SET PROBLEM: Look at the data below and print exactly the lines from its first line through the line with "import * as"; the pictures stay out of the copy.

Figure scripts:
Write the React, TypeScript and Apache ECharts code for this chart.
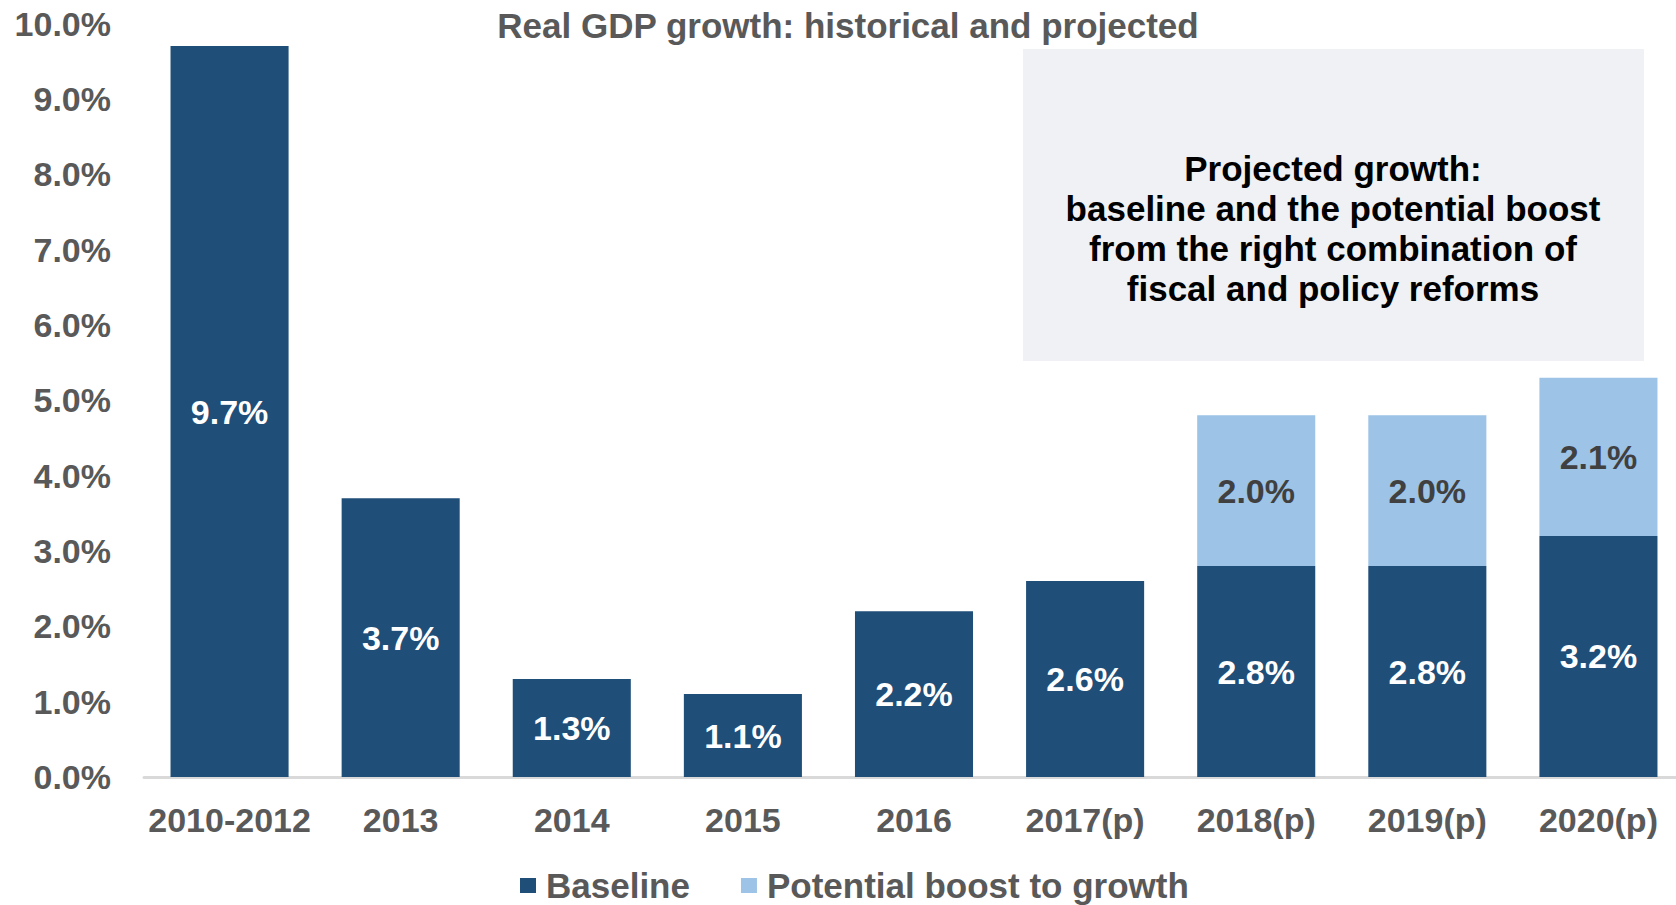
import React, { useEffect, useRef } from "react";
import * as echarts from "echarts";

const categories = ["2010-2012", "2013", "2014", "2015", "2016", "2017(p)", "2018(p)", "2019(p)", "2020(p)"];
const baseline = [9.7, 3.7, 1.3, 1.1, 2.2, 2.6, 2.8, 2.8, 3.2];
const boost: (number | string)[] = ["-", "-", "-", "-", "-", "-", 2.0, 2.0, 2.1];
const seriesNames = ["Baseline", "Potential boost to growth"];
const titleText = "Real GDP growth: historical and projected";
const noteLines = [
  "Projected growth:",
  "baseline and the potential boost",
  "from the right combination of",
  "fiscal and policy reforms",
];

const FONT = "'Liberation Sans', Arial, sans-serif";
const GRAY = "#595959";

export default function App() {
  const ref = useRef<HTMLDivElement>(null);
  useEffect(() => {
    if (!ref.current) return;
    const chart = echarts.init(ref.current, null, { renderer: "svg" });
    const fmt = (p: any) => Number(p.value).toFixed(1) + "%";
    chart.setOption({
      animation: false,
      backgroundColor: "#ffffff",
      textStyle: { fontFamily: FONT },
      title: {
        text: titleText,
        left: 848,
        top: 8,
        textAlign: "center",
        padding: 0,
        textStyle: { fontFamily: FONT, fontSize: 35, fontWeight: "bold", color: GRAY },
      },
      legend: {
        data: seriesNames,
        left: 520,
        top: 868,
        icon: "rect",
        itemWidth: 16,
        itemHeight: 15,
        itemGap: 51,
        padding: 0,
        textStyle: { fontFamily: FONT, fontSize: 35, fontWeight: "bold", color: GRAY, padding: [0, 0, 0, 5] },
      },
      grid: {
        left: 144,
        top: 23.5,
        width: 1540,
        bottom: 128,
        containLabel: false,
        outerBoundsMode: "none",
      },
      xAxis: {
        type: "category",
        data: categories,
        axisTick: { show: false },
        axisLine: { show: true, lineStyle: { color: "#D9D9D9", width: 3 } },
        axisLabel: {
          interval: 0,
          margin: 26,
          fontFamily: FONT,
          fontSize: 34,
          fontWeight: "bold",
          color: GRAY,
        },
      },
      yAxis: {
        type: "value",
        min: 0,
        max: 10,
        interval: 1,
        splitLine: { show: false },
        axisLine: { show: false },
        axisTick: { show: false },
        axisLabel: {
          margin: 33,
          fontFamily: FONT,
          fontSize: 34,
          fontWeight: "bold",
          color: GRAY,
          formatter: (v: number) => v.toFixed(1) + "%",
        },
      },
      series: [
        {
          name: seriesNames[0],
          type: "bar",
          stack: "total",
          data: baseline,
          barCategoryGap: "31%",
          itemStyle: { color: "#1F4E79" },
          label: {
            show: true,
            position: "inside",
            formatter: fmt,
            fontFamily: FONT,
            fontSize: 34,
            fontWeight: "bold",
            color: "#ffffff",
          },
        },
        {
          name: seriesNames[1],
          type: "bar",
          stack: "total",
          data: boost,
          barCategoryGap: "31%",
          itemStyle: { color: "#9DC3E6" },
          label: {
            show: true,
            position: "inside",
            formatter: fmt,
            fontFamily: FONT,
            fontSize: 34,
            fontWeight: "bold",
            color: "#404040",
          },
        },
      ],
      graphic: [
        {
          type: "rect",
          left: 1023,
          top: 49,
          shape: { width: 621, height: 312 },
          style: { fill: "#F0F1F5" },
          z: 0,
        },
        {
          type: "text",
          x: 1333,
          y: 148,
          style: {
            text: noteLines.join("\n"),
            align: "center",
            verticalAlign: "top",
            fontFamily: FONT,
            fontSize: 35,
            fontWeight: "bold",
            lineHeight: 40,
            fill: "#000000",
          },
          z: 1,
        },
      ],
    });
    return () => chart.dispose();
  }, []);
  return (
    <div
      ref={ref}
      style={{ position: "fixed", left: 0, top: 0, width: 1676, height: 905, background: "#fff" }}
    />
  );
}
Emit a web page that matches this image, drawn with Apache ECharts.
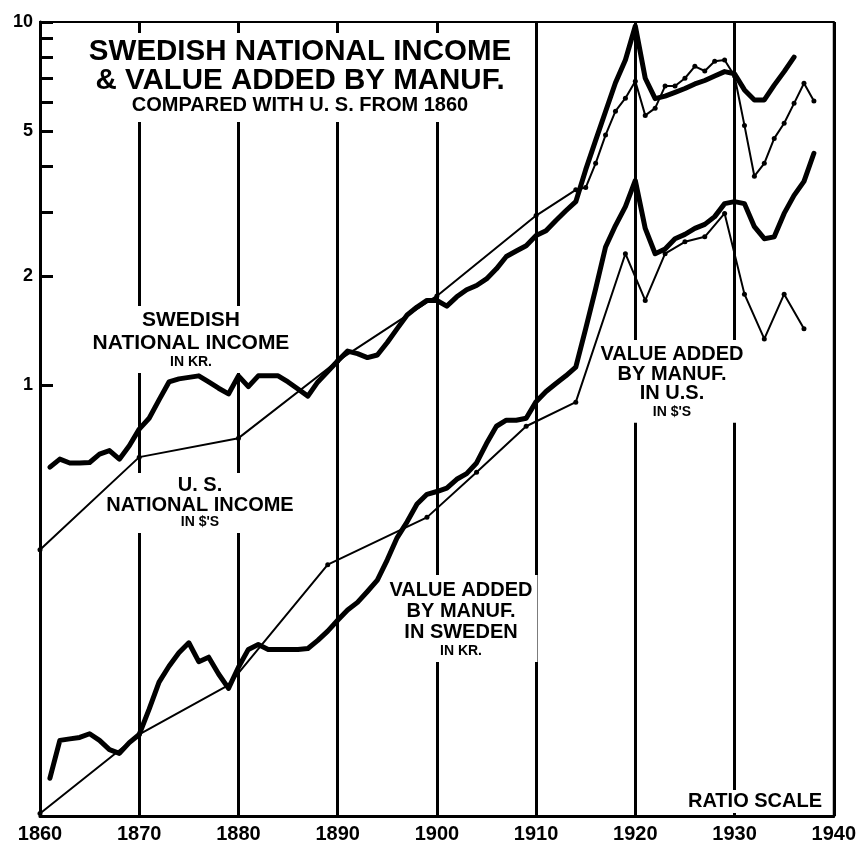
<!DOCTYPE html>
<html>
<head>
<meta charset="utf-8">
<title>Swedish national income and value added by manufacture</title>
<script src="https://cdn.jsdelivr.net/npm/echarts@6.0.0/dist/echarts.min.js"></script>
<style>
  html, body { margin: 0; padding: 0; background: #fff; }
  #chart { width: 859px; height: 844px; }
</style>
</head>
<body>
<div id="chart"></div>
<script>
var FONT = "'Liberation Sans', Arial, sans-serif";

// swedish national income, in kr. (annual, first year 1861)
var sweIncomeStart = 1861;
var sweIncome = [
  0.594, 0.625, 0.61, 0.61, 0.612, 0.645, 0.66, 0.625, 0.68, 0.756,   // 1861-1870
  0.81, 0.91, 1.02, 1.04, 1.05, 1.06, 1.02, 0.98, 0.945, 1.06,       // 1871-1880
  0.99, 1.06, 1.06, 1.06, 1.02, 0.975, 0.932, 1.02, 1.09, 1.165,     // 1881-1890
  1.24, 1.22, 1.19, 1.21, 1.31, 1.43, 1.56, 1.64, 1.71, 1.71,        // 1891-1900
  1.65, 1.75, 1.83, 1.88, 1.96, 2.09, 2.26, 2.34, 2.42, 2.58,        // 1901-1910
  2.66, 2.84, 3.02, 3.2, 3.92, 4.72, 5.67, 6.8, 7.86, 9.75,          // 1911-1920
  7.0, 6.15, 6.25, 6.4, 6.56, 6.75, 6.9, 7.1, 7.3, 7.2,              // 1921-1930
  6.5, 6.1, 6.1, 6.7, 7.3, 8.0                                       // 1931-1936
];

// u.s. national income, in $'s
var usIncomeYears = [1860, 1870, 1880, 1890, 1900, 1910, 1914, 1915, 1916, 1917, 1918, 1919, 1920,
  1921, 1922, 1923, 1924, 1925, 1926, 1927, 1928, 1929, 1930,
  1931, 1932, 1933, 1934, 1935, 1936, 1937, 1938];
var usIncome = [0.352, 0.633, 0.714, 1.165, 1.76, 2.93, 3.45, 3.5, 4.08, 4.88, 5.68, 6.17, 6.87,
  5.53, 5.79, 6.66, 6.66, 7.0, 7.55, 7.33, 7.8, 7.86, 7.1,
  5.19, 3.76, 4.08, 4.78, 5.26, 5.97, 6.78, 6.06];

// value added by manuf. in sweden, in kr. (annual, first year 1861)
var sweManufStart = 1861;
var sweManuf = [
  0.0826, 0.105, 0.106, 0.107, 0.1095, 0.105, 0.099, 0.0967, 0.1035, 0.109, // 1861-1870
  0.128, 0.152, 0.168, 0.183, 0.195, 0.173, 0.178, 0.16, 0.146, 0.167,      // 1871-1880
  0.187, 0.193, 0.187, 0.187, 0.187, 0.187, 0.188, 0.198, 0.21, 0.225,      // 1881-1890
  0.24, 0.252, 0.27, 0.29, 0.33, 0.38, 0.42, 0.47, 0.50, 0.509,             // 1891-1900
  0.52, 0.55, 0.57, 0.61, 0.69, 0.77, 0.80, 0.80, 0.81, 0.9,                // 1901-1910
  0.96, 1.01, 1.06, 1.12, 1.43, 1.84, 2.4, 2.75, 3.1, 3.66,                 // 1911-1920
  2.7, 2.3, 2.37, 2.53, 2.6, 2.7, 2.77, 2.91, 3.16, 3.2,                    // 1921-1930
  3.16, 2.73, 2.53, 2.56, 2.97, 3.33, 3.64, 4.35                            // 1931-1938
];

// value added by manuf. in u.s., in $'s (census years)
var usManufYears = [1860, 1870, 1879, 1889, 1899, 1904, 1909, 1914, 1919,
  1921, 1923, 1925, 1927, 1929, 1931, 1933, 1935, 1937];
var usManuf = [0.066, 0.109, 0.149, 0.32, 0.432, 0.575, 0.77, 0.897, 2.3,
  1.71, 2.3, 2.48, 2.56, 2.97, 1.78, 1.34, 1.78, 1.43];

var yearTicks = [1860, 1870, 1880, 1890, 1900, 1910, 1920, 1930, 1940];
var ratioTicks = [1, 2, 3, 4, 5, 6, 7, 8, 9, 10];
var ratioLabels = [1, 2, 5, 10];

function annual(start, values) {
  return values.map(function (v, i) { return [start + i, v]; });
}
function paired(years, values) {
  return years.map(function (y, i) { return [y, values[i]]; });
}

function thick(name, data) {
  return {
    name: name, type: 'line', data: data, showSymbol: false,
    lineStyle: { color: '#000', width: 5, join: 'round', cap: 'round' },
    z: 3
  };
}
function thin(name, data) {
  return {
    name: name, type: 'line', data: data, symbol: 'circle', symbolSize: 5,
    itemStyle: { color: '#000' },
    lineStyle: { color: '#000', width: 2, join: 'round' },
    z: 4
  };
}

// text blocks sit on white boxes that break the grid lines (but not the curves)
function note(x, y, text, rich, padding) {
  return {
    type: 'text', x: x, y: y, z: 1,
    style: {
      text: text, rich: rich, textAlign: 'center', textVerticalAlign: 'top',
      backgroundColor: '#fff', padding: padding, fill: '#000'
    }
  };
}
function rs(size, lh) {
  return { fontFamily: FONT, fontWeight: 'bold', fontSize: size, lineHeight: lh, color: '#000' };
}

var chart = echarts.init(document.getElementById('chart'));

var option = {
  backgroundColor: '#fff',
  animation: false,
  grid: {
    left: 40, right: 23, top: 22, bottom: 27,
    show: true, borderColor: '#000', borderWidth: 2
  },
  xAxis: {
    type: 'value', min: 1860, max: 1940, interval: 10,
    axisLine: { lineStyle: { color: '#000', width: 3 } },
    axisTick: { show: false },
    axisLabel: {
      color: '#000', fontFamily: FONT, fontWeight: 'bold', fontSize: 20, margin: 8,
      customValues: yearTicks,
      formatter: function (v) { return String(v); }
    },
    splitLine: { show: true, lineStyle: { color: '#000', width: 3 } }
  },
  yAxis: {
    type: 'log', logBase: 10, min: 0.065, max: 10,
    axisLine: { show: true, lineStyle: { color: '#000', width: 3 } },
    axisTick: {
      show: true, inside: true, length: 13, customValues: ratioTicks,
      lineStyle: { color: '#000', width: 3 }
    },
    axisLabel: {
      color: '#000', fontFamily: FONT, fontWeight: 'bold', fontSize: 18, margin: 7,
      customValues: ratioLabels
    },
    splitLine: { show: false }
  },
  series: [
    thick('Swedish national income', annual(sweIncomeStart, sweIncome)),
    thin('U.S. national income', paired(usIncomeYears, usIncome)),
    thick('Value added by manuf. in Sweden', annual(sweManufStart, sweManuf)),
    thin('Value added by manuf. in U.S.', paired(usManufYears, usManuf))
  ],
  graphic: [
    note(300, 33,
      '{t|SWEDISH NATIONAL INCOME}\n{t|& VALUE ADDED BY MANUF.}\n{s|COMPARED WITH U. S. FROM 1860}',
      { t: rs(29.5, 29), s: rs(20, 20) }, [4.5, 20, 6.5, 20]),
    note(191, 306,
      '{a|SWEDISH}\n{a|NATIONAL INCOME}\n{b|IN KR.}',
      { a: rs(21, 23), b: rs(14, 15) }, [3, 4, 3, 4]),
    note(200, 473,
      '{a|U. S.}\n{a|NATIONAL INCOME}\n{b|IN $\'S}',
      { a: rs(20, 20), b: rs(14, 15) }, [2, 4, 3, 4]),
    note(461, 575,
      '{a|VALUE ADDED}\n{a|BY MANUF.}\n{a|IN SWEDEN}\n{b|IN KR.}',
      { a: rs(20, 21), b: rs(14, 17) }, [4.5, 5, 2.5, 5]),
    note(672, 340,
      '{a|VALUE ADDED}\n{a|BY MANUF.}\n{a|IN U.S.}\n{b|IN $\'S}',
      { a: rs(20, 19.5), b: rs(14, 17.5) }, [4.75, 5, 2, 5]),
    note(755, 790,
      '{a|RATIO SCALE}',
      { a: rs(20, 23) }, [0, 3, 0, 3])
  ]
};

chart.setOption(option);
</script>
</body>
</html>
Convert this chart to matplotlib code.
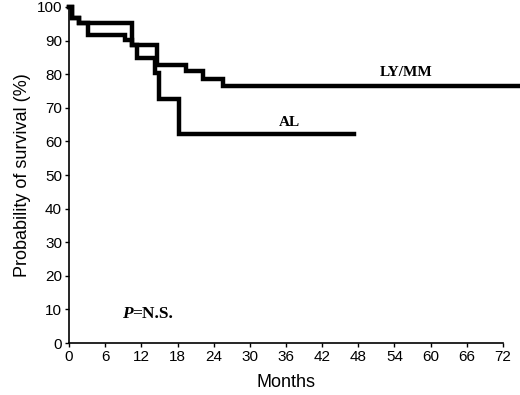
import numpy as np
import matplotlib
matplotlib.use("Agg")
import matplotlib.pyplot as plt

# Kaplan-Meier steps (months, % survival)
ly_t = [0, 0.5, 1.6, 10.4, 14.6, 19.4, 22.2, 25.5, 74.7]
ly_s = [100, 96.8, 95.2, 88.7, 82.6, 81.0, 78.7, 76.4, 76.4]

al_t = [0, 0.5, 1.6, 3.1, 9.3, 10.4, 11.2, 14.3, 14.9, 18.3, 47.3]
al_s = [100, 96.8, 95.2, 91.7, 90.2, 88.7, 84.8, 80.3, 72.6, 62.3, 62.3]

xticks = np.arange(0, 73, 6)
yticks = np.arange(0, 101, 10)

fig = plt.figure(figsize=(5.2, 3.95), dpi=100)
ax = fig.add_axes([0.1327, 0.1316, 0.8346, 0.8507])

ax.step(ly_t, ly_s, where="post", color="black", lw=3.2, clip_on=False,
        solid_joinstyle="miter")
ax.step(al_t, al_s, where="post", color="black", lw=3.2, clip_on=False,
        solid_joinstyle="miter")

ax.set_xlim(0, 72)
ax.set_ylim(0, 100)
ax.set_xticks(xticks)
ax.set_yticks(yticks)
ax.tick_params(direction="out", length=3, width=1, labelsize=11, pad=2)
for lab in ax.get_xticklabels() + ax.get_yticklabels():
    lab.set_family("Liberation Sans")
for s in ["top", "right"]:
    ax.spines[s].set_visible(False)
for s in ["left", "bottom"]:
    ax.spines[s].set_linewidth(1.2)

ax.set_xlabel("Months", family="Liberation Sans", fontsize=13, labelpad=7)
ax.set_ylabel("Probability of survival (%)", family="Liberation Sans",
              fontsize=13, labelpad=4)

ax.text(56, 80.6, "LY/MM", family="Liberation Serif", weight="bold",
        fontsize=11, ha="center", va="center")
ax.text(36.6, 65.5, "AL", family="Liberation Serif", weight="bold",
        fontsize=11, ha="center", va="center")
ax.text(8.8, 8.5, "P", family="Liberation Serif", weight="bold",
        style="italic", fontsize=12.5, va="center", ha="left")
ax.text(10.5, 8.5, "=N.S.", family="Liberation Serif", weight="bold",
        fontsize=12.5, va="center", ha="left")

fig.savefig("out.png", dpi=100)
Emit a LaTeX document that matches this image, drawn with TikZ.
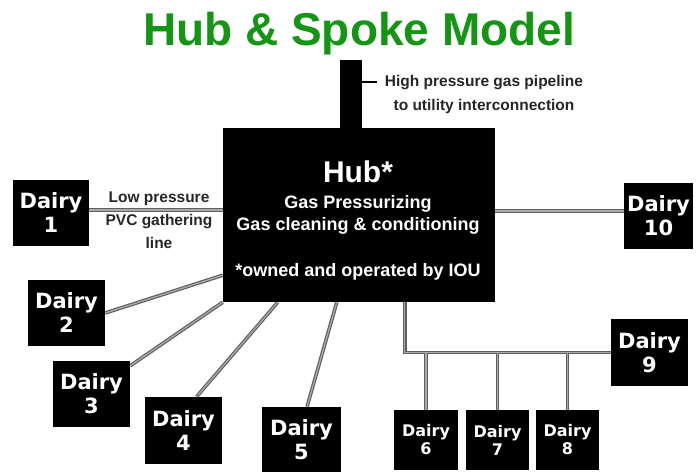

OUTPUT BELOW:
Write the React, TypeScript and Apache ECharts code for this chart.
import React, { useEffect, useRef } from "react";
import * as echarts from "echarts";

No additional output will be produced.